-- Begin --

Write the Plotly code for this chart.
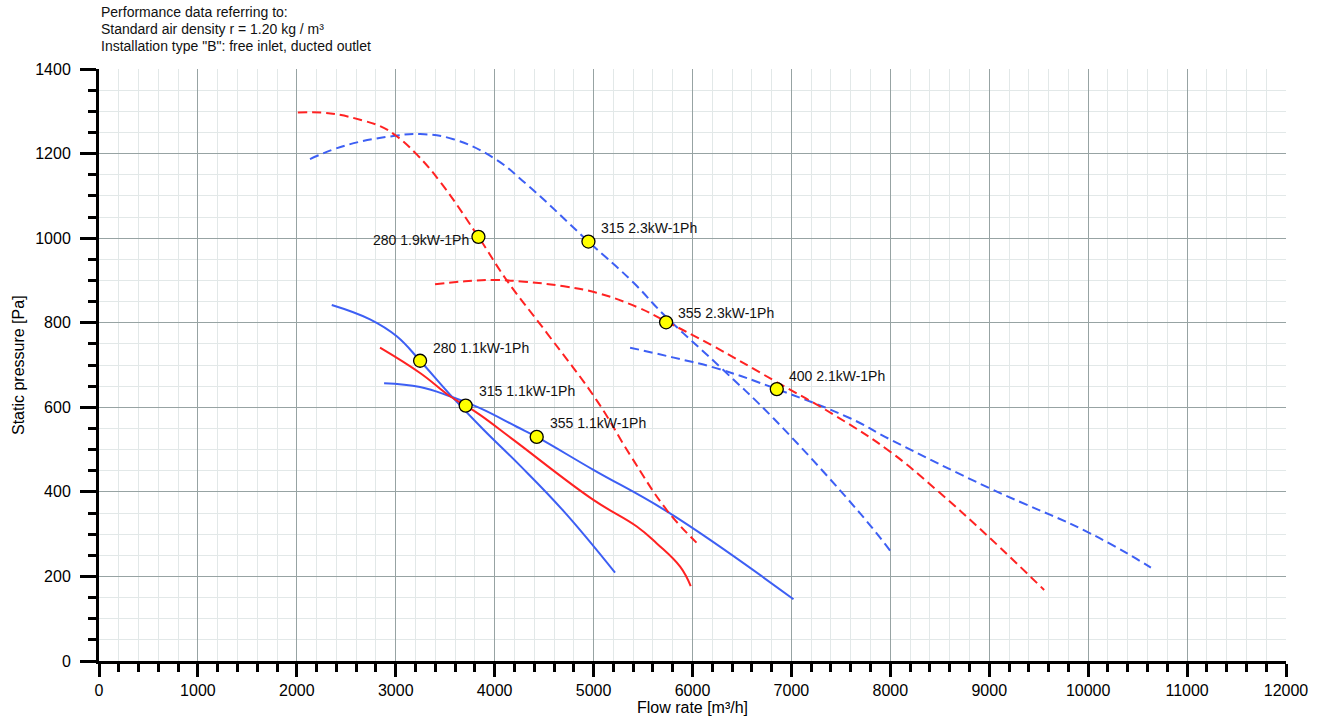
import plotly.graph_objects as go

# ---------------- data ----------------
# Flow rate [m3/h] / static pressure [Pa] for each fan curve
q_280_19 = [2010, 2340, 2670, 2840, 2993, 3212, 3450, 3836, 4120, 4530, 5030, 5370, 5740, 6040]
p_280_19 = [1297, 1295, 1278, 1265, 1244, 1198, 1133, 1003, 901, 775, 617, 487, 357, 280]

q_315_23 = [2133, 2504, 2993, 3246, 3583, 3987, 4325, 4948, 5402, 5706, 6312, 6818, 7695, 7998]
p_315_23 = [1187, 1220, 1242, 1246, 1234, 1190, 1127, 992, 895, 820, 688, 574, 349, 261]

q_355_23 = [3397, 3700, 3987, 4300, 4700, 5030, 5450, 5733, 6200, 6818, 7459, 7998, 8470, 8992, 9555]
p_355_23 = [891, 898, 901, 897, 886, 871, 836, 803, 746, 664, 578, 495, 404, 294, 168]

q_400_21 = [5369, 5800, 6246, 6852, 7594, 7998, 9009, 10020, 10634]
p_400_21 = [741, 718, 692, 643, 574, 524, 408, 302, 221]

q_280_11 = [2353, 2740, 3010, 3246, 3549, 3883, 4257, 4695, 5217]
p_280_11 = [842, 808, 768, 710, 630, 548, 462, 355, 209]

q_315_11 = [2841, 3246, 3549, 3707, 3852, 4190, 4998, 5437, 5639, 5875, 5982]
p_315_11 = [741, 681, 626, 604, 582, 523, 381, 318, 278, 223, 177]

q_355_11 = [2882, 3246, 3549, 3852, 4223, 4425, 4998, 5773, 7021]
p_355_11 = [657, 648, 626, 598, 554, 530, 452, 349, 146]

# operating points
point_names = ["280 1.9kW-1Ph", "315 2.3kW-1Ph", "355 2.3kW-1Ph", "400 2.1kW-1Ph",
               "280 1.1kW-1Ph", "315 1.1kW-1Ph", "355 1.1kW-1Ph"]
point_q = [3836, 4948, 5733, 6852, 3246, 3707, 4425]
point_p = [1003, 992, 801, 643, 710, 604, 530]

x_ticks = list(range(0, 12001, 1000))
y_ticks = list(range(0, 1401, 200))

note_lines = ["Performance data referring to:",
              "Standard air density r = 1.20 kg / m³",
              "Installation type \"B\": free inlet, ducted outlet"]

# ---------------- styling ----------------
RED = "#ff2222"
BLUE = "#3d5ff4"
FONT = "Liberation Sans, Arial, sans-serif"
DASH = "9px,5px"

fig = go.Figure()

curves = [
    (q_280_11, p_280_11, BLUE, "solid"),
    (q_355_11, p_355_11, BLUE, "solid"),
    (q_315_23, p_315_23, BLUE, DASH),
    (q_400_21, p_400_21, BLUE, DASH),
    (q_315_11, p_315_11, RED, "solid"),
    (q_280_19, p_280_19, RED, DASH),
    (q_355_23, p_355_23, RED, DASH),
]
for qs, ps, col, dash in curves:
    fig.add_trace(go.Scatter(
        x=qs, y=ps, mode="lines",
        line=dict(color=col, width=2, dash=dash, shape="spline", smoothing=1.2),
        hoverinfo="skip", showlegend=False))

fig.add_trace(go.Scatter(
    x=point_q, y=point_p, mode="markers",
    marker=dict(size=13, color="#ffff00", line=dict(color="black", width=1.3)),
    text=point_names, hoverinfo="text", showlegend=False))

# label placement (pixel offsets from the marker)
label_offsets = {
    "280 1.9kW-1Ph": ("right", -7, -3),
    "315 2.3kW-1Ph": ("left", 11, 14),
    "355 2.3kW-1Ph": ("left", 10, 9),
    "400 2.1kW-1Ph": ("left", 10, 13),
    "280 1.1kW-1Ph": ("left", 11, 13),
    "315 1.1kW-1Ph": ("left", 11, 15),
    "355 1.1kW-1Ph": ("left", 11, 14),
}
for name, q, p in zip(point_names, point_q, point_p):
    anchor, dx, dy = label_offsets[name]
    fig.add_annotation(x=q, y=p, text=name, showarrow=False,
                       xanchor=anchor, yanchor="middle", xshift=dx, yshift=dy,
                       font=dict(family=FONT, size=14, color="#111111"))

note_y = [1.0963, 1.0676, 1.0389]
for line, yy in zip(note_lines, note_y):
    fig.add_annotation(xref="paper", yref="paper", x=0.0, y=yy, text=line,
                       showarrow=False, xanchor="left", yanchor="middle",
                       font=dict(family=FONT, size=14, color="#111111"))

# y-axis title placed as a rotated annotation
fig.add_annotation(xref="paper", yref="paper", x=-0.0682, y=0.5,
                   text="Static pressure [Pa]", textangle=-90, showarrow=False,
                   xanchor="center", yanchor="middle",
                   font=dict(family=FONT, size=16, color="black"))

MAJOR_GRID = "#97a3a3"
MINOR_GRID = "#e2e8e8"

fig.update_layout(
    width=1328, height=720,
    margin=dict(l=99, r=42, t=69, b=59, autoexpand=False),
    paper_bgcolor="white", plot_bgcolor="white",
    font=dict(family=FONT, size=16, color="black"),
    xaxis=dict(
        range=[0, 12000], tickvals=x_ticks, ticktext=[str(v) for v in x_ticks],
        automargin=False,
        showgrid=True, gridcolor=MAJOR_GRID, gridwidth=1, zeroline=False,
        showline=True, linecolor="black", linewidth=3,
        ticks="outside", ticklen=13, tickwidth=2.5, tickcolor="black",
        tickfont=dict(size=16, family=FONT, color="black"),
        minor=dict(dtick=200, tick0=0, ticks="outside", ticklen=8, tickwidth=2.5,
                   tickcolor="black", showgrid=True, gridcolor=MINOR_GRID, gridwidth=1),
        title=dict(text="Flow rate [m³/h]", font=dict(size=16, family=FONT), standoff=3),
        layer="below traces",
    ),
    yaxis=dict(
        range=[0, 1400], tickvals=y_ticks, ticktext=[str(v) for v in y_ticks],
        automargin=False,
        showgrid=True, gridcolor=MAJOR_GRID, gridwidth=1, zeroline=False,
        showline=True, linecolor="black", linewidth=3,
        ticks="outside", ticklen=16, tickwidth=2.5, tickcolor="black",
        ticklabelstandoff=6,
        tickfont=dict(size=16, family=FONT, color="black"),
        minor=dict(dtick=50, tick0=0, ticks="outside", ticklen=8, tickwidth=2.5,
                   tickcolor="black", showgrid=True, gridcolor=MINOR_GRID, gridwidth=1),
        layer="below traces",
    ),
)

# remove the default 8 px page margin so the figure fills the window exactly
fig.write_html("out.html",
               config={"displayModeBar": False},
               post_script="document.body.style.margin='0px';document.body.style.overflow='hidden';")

-- End --

- **WRITTEN REQUEST**:
Take the data above and repeat it exactly, leaving each picture out.

- **WRITTEN SOLUTION**:
Write the Plotly code for this chart.
import plotly.graph_objects as go

# ---------------- data ----------------
# Flow rate [m3/h] / static pressure [Pa] for each fan curve
q_280_19 = [2010, 2340, 2670, 2840, 2993, 3212, 3450, 3836, 4120, 4530, 5030, 5370, 5740, 6040]
p_280_19 = [1297, 1295, 1278, 1265, 1244, 1198, 1133, 1003, 901, 775, 617, 487, 357, 280]

q_315_23 = [2133, 2504, 2993, 3246, 3583, 3987, 4325, 4948, 5402, 5706, 6312, 6818, 7695, 7998]
p_315_23 = [1187, 1220, 1242, 1246, 1234, 1190, 1127, 992, 895, 820, 688, 574, 349, 261]

q_355_23 = [3397, 3700, 3987, 4300, 4700, 5030, 5450, 5733, 6200, 6818, 7459, 7998, 8470, 8992, 9555]
p_355_23 = [891, 898, 901, 897, 886, 871, 836, 803, 746, 664, 578, 495, 404, 294, 168]

q_400_21 = [5369, 5800, 6246, 6852, 7594, 7998, 9009, 10020, 10634]
p_400_21 = [741, 718, 692, 643, 574, 524, 408, 302, 221]

q_280_11 = [2353, 2740, 3010, 3246, 3549, 3883, 4257, 4695, 5217]
p_280_11 = [842, 808, 768, 710, 630, 548, 462, 355, 209]

q_315_11 = [2841, 3246, 3549, 3707, 3852, 4190, 4998, 5437, 5639, 5875, 5982]
p_315_11 = [741, 681, 626, 604, 582, 523, 381, 318, 278, 223, 177]

q_355_11 = [2882, 3246, 3549, 3852, 4223, 4425, 4998, 5773, 7021]
p_355_11 = [657, 648, 626, 598, 554, 530, 452, 349, 146]

# operating points
point_names = ["280 1.9kW-1Ph", "315 2.3kW-1Ph", "355 2.3kW-1Ph", "400 2.1kW-1Ph",
               "280 1.1kW-1Ph", "315 1.1kW-1Ph", "355 1.1kW-1Ph"]
point_q = [3836, 4948, 5733, 6852, 3246, 3707, 4425]
point_p = [1003, 992, 801, 643, 710, 604, 530]

x_ticks = list(range(0, 12001, 1000))
y_ticks = list(range(0, 1401, 200))

note_lines = ["Performance data referring to:",
              "Standard air density r = 1.20 kg / m³",
              "Installation type \"B\": free inlet, ducted outlet"]

# ---------------- styling ----------------
RED = "#ff2222"
BLUE = "#3d5ff4"
FONT = "Liberation Sans, Arial, sans-serif"
DASH = "9px,5px"

fig = go.Figure()

curves = [
    (q_280_11, p_280_11, BLUE, "solid"),
    (q_355_11, p_355_11, BLUE, "solid"),
    (q_315_23, p_315_23, BLUE, DASH),
    (q_400_21, p_400_21, BLUE, DASH),
    (q_315_11, p_315_11, RED, "solid"),
    (q_280_19, p_280_19, RED, DASH),
    (q_355_23, p_355_23, RED, DASH),
]
for qs, ps, col, dash in curves:
    fig.add_trace(go.Scatter(
        x=qs, y=ps, mode="lines",
        line=dict(color=col, width=2, dash=dash, shape="spline", smoothing=1.2),
        hoverinfo="skip", showlegend=False))

fig.add_trace(go.Scatter(
    x=point_q, y=point_p, mode="markers",
    marker=dict(size=13, color="#ffff00", line=dict(color="black", width=1.3)),
    text=point_names, hoverinfo="text", showlegend=False))

# label placement (pixel offsets from the marker)
label_offsets = {
    "280 1.9kW-1Ph": ("right", -7, -3),
    "315 2.3kW-1Ph": ("left", 11, 14),
    "355 2.3kW-1Ph": ("left", 10, 9),
    "400 2.1kW-1Ph": ("left", 10, 13),
    "280 1.1kW-1Ph": ("left", 11, 13),
    "315 1.1kW-1Ph": ("left", 11, 15),
    "355 1.1kW-1Ph": ("left", 11, 14),
}
for name, q, p in zip(point_names, point_q, point_p):
    anchor, dx, dy = label_offsets[name]
    fig.add_annotation(x=q, y=p, text=name, showarrow=False,
                       xanchor=anchor, yanchor="middle", xshift=dx, yshift=dy,
                       font=dict(family=FONT, size=14, color="#111111"))

note_y = [1.0963, 1.0676, 1.0389]
for line, yy in zip(note_lines, note_y):
    fig.add_annotation(xref="paper", yref="paper", x=0.0, y=yy, text=line,
                       showarrow=False, xanchor="left", yanchor="middle",
                       font=dict(family=FONT, size=14, color="#111111"))

# y-axis title placed as a rotated annotation
fig.add_annotation(xref="paper", yref="paper", x=-0.0682, y=0.5,
                   text="Static pressure [Pa]", textangle=-90, showarrow=False,
                   xanchor="center", yanchor="middle",
                   font=dict(family=FONT, size=16, color="black"))

MAJOR_GRID = "#97a3a3"
MINOR_GRID = "#e2e8e8"

fig.update_layout(
    width=1328, height=720,
    margin=dict(l=99, r=42, t=69, b=59, autoexpand=False),
    paper_bgcolor="white", plot_bgcolor="white",
    font=dict(family=FONT, size=16, color="black"),
    xaxis=dict(
        range=[0, 12000], tickvals=x_ticks, ticktext=[str(v) for v in x_ticks],
        automargin=False,
        showgrid=True, gridcolor=MAJOR_GRID, gridwidth=1, zeroline=False,
        showline=True, linecolor="black", linewidth=3,
        ticks="outside", ticklen=13, tickwidth=2.5, tickcolor="black",
        tickfont=dict(size=16, family=FONT, color="black"),
        minor=dict(dtick=200, tick0=0, ticks="outside", ticklen=8, tickwidth=2.5,
                   tickcolor="black", showgrid=True, gridcolor=MINOR_GRID, gridwidth=1),
        title=dict(text="Flow rate [m³/h]", font=dict(size=16, family=FONT), standoff=3),
        layer="below traces",
    ),
    yaxis=dict(
        range=[0, 1400], tickvals=y_ticks, ticktext=[str(v) for v in y_ticks],
        automargin=False,
        showgrid=True, gridcolor=MAJOR_GRID, gridwidth=1, zeroline=False,
        showline=True, linecolor="black", linewidth=3,
        ticks="outside", ticklen=16, tickwidth=2.5, tickcolor="black",
        ticklabelstandoff=6,
        tickfont=dict(size=16, family=FONT, color="black"),
        minor=dict(dtick=50, tick0=0, ticks="outside", ticklen=8, tickwidth=2.5,
                   tickcolor="black", showgrid=True, gridcolor=MINOR_GRID, gridwidth=1),
        layer="below traces",
    ),
)

# remove the default 8 px page margin so the figure fills the window exactly
fig.write_html("out.html",
               config={"displayModeBar": False},
               post_script="document.body.style.margin='0px';document.body.style.overflow='hidden';")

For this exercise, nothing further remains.